3.5
"Lauren Caskey was different from what had been expected. Whatever people expected—she wasn’t it."
When the book opens, it’s with an unusual ‘once upon a time’ introduction as if telling a visitor, perhaps, about the winter of 1959 when a minister lived near the Sabbanock River with his young daughter while his baby daughter was living with his mother.
The narrator says you may find people who remember him, but take their accounts with a grain of salt. What we do know is that the minister, Tyler Caskey, is a widower and his little girl didn’t speak for a long time after her mother died. Her teacher is worried. She doesn’t speak and doesn’t mix.
"He thought of the teacher’s high-pitched voice 'No one plays with her'—and was assaulted by a memory: his sister, Belle, standing on the playground in Shirley Falls, alone."
Anyone who has been there and done that knows exactly how crushing that would feel. Katherine is only five, her mother has died, and her baby sister is living with her grandmother, because nobody expected a man to be able to look after a baby. Tyler finds it hard to believe the teacher doesn't understand that.
But he does note that his mother"had never, by the way, offered to take in little Katherine, too.
No, Katherine was his.
'Cross to bear'—words that shot through his mind now, and made him grimace, for she was not his cross to bear. She was his gift from God."
He admits to himself something is off, and now he has to meet Katherine's teacher, which proves to be awkward.
Later we learn about how he and his wife met, the kind of woman and mother she was, and how the town felt about their arrival. Strout tells us they thought their new minister was just what they wanted, but his wife was some kind of exotic creature.
""Tyler Caskey’s arrival was as surprising as it would have been if a big, vigorous bear had swum up the river and climbed onto the banks. He was a large man, tall and big-boned, and to shake his hand was kind of like taking the hand of a bear in your own. His voice, in keeping with the rest of him, was deep and resonant, and what saved him from being 'too much' was a gentleness of expression that passed frequently over his features, and the way his pale Puritan eyes would twinkle as he thrust his head forward and down slightly, to look the person he was talking to straight in the eye.
. . .
the women of the church, and most of the men, had found him to be uniquely watchable, compelling in a way quite different from his wife, although she was a woman of some pulchritude. Lauren Caskey, it’s true, had ended up becoming a town legend, but she’d certainly been talked about from the very beginning, when she had first shown up to have dinner with the deacons and their wives. "
She certainly was talked about. West Annett, a small town in Maine, doesn't know quite what to make of their minister's gorgeous wife, and when some of his new congregation invite them to a welcome dinner, the ladies are quick to note Lauren’s city style.
"And while her shoes—perfectly lovely things, but with a ‘strap’ over the heel, and still snow on the ground!—were not as big as the rest of her seemed to require, her calves were magnificent and shapely, seen in their nylon stockings as she stepped through the door,. . . "
She brings a potted plant as a hostess gift, which was accepted graciously.
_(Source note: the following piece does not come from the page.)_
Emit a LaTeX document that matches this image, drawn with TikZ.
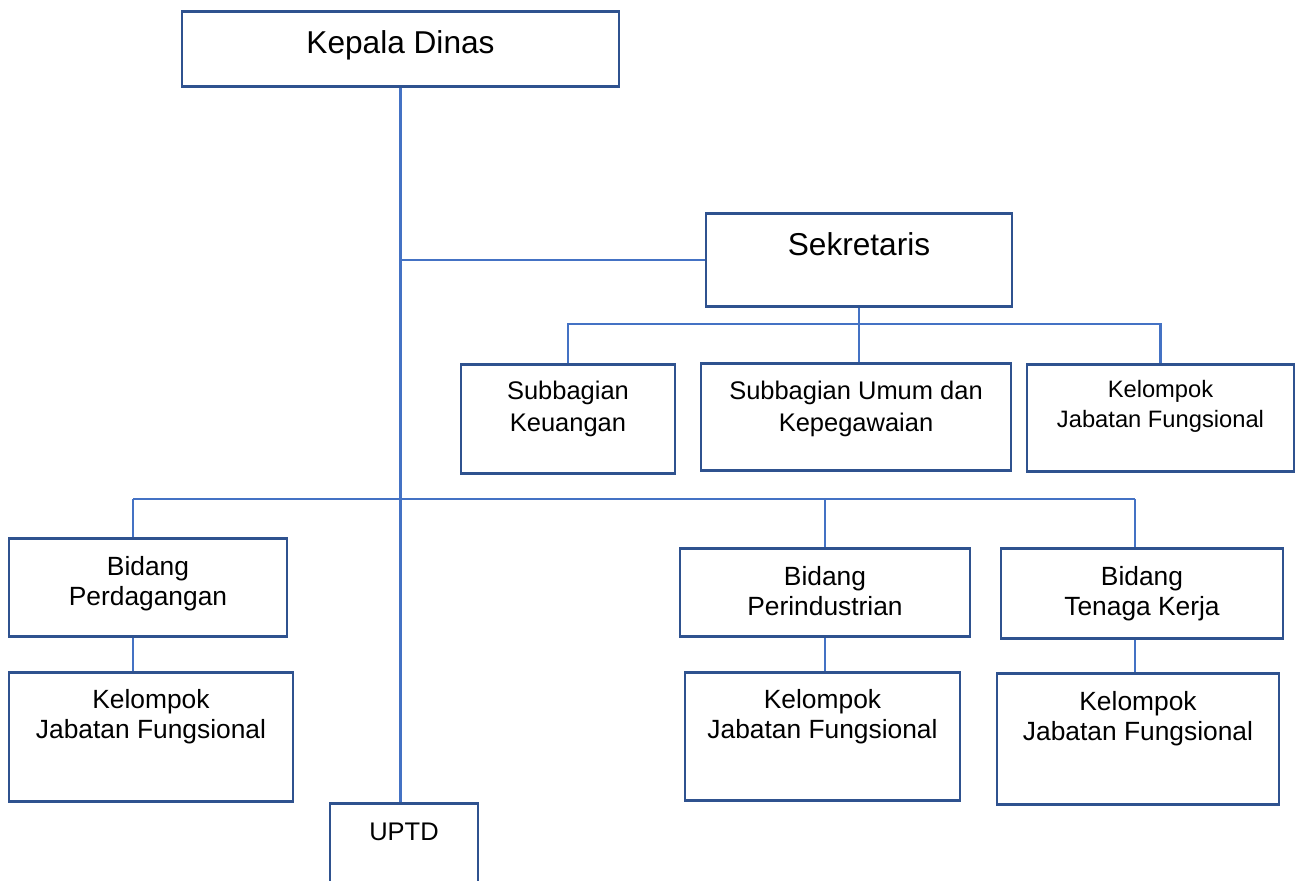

The evening goes well, but it’s the post mortem we want to hear.
"The expression on her face was hard to read, people agreed later. Those staring brown eyes, and her full face framed by the strawberry-red hair."
It's a Strout small town with people who are not as simple as they seem nor easy to fool. Tyler tries to be everything to everybody, referring often to Bible passages or advice from his past about always putting other people before himself.
While I feel I understood the various characters, I was never as invested in them as people or their individual histories as I have been in Strout's other stories. Mind you, 'Olive' and 'Lucy' and their extended community are a hard act to follow, although technically, this was written first. Also, I often gloss over the churchy side of things in Strout's other work, but the church is hard to ignore in this one.
I think that's my problem, not the author's, and I'm sure other Strout fans will enjoy this more than I did.